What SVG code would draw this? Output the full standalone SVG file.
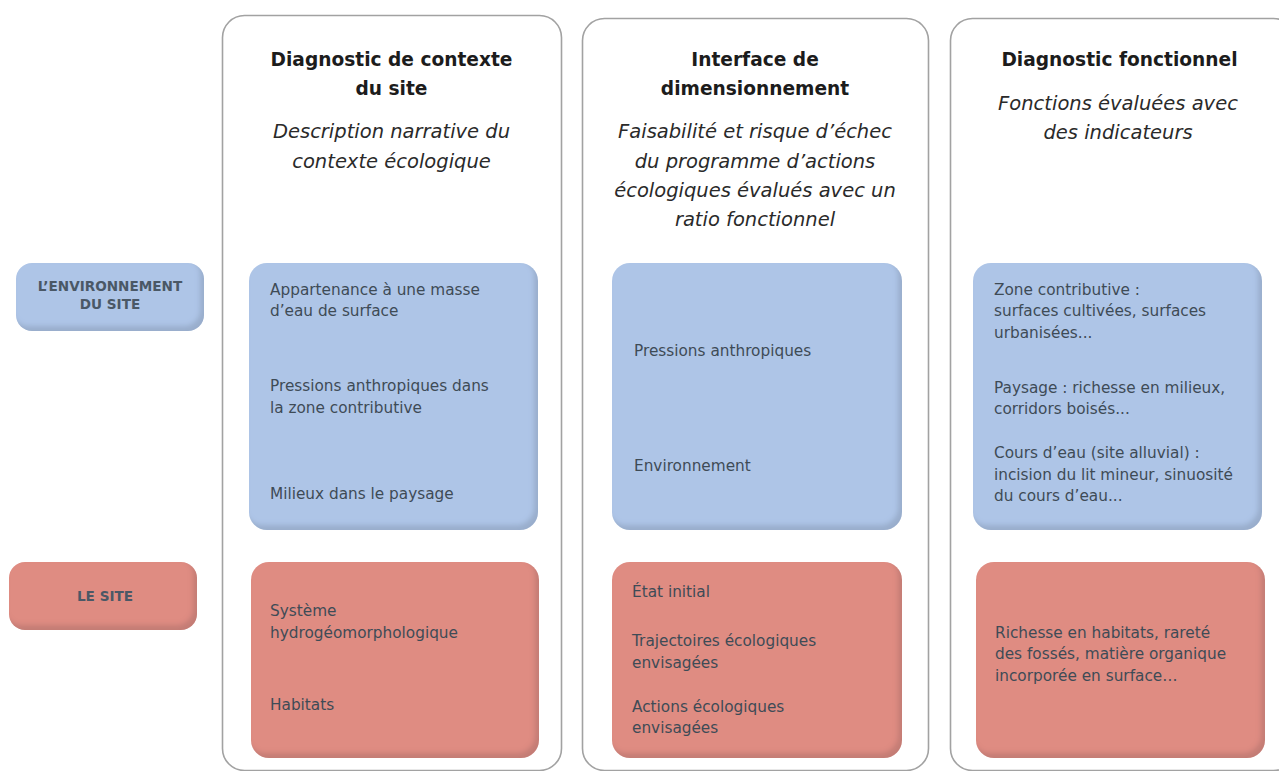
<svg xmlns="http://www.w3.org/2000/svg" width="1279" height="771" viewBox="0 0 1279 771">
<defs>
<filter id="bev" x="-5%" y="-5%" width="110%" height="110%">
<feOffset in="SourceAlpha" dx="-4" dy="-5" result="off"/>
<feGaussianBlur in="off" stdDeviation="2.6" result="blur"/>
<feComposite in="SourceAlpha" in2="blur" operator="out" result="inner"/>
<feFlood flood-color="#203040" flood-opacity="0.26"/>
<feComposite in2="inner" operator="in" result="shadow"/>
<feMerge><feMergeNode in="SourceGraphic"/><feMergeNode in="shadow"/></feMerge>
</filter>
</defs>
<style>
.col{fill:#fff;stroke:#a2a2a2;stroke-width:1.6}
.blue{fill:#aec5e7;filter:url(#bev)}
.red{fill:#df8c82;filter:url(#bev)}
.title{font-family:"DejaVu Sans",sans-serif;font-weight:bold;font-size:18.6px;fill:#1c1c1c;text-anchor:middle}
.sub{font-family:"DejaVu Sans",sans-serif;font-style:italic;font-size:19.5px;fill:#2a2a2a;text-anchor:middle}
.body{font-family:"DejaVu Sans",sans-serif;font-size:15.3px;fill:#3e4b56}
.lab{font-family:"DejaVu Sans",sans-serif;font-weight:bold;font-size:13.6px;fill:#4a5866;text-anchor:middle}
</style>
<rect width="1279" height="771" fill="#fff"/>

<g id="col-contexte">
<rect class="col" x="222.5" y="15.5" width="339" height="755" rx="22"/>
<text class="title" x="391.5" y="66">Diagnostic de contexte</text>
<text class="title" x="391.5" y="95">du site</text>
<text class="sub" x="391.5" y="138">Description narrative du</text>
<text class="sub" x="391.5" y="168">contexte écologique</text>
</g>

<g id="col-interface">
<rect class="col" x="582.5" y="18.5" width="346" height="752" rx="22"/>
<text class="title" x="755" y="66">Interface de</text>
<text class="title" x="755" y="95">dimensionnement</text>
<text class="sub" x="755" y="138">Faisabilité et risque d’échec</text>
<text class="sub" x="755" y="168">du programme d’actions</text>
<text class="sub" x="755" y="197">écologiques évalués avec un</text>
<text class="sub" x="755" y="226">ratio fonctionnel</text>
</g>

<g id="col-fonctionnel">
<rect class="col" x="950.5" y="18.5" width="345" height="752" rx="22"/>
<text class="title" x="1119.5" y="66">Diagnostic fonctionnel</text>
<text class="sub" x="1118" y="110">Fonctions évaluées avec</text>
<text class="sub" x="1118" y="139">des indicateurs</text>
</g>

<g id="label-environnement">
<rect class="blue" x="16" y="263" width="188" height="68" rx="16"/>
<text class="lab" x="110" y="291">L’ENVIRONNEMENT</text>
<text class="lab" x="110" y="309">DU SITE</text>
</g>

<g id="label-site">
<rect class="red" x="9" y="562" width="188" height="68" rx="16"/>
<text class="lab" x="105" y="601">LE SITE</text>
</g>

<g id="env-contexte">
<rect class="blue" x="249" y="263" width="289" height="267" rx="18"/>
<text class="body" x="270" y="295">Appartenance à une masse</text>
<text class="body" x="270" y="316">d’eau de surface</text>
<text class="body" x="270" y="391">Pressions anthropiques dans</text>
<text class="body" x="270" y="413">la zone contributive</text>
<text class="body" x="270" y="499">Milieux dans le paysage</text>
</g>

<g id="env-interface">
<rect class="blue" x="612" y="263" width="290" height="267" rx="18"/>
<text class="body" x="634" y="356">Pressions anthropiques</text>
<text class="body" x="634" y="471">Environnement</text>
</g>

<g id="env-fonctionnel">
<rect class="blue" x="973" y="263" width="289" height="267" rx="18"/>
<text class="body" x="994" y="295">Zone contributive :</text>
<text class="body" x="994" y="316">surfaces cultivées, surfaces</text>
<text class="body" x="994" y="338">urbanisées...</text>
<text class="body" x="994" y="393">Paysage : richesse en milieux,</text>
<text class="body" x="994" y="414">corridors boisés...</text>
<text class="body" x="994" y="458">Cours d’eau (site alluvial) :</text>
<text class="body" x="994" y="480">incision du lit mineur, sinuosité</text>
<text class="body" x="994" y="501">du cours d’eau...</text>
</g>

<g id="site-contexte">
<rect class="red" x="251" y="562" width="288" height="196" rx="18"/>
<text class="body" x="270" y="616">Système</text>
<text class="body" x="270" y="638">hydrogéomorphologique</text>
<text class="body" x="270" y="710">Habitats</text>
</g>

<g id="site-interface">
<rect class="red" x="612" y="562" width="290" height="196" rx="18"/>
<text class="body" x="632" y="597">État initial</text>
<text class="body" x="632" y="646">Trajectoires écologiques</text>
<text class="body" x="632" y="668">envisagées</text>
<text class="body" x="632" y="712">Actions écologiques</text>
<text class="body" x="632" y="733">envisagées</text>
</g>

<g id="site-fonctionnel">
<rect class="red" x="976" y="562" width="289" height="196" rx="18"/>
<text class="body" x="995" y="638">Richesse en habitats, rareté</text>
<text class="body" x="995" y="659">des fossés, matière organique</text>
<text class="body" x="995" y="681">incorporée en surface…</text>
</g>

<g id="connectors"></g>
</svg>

....................

**What is needed**. Copy the material exactly. Do not include the pictures.

**Result of the exercise**.
What SVG code would draw this? Output the full standalone SVG file.
<svg xmlns="http://www.w3.org/2000/svg" width="1279" height="771" viewBox="0 0 1279 771">
<defs>
<filter id="bev" x="-5%" y="-5%" width="110%" height="110%">
<feOffset in="SourceAlpha" dx="-4" dy="-5" result="off"/>
<feGaussianBlur in="off" stdDeviation="2.6" result="blur"/>
<feComposite in="SourceAlpha" in2="blur" operator="out" result="inner"/>
<feFlood flood-color="#203040" flood-opacity="0.26"/>
<feComposite in2="inner" operator="in" result="shadow"/>
<feMerge><feMergeNode in="SourceGraphic"/><feMergeNode in="shadow"/></feMerge>
</filter>
</defs>
<style>
.col{fill:#fff;stroke:#a2a2a2;stroke-width:1.6}
.blue{fill:#aec5e7;filter:url(#bev)}
.red{fill:#df8c82;filter:url(#bev)}
.title{font-family:"DejaVu Sans",sans-serif;font-weight:bold;font-size:18.6px;fill:#1c1c1c;text-anchor:middle}
.sub{font-family:"DejaVu Sans",sans-serif;font-style:italic;font-size:19.5px;fill:#2a2a2a;text-anchor:middle}
.body{font-family:"DejaVu Sans",sans-serif;font-size:15.3px;fill:#3e4b56}
.lab{font-family:"DejaVu Sans",sans-serif;font-weight:bold;font-size:13.6px;fill:#4a5866;text-anchor:middle}
</style>
<rect width="1279" height="771" fill="#fff"/>

<g id="col-contexte">
<rect class="col" x="222.5" y="15.5" width="339" height="755" rx="22"/>
<text class="title" x="391.5" y="66">Diagnostic de contexte</text>
<text class="title" x="391.5" y="95">du site</text>
<text class="sub" x="391.5" y="138">Description narrative du</text>
<text class="sub" x="391.5" y="168">contexte écologique</text>
</g>

<g id="col-interface">
<rect class="col" x="582.5" y="18.5" width="346" height="752" rx="22"/>
<text class="title" x="755" y="66">Interface de</text>
<text class="title" x="755" y="95">dimensionnement</text>
<text class="sub" x="755" y="138">Faisabilité et risque d’échec</text>
<text class="sub" x="755" y="168">du programme d’actions</text>
<text class="sub" x="755" y="197">écologiques évalués avec un</text>
<text class="sub" x="755" y="226">ratio fonctionnel</text>
</g>

<g id="col-fonctionnel">
<rect class="col" x="950.5" y="18.5" width="345" height="752" rx="22"/>
<text class="title" x="1119.5" y="66">Diagnostic fonctionnel</text>
<text class="sub" x="1118" y="110">Fonctions évaluées avec</text>
<text class="sub" x="1118" y="139">des indicateurs</text>
</g>

<g id="label-environnement">
<rect class="blue" x="16" y="263" width="188" height="68" rx="16"/>
<text class="lab" x="110" y="291">L’ENVIRONNEMENT</text>
<text class="lab" x="110" y="309">DU SITE</text>
</g>

<g id="label-site">
<rect class="red" x="9" y="562" width="188" height="68" rx="16"/>
<text class="lab" x="105" y="601">LE SITE</text>
</g>

<g id="env-contexte">
<rect class="blue" x="249" y="263" width="289" height="267" rx="18"/>
<text class="body" x="270" y="295">Appartenance à une masse</text>
<text class="body" x="270" y="316">d’eau de surface</text>
<text class="body" x="270" y="391">Pressions anthropiques dans</text>
<text class="body" x="270" y="413">la zone contributive</text>
<text class="body" x="270" y="499">Milieux dans le paysage</text>
</g>

<g id="env-interface">
<rect class="blue" x="612" y="263" width="290" height="267" rx="18"/>
<text class="body" x="634" y="356">Pressions anthropiques</text>
<text class="body" x="634" y="471">Environnement</text>
</g>

<g id="env-fonctionnel">
<rect class="blue" x="973" y="263" width="289" height="267" rx="18"/>
<text class="body" x="994" y="295">Zone contributive :</text>
<text class="body" x="994" y="316">surfaces cultivées, surfaces</text>
<text class="body" x="994" y="338">urbanisées...</text>
<text class="body" x="994" y="393">Paysage : richesse en milieux,</text>
<text class="body" x="994" y="414">corridors boisés...</text>
<text class="body" x="994" y="458">Cours d’eau (site alluvial) :</text>
<text class="body" x="994" y="480">incision du lit mineur, sinuosité</text>
<text class="body" x="994" y="501">du cours d’eau...</text>
</g>

<g id="site-contexte">
<rect class="red" x="251" y="562" width="288" height="196" rx="18"/>
<text class="body" x="270" y="616">Système</text>
<text class="body" x="270" y="638">hydrogéomorphologique</text>
<text class="body" x="270" y="710">Habitats</text>
</g>

<g id="site-interface">
<rect class="red" x="612" y="562" width="290" height="196" rx="18"/>
<text class="body" x="632" y="597">État initial</text>
<text class="body" x="632" y="646">Trajectoires écologiques</text>
<text class="body" x="632" y="668">envisagées</text>
<text class="body" x="632" y="712">Actions écologiques</text>
<text class="body" x="632" y="733">envisagées</text>
</g>

<g id="site-fonctionnel">
<rect class="red" x="976" y="562" width="289" height="196" rx="18"/>
<text class="body" x="995" y="638">Richesse en habitats, rareté</text>
<text class="body" x="995" y="659">des fossés, matière organique</text>
<text class="body" x="995" y="681">incorporée en surface…</text>
</g>

<g id="connectors"></g>
</svg>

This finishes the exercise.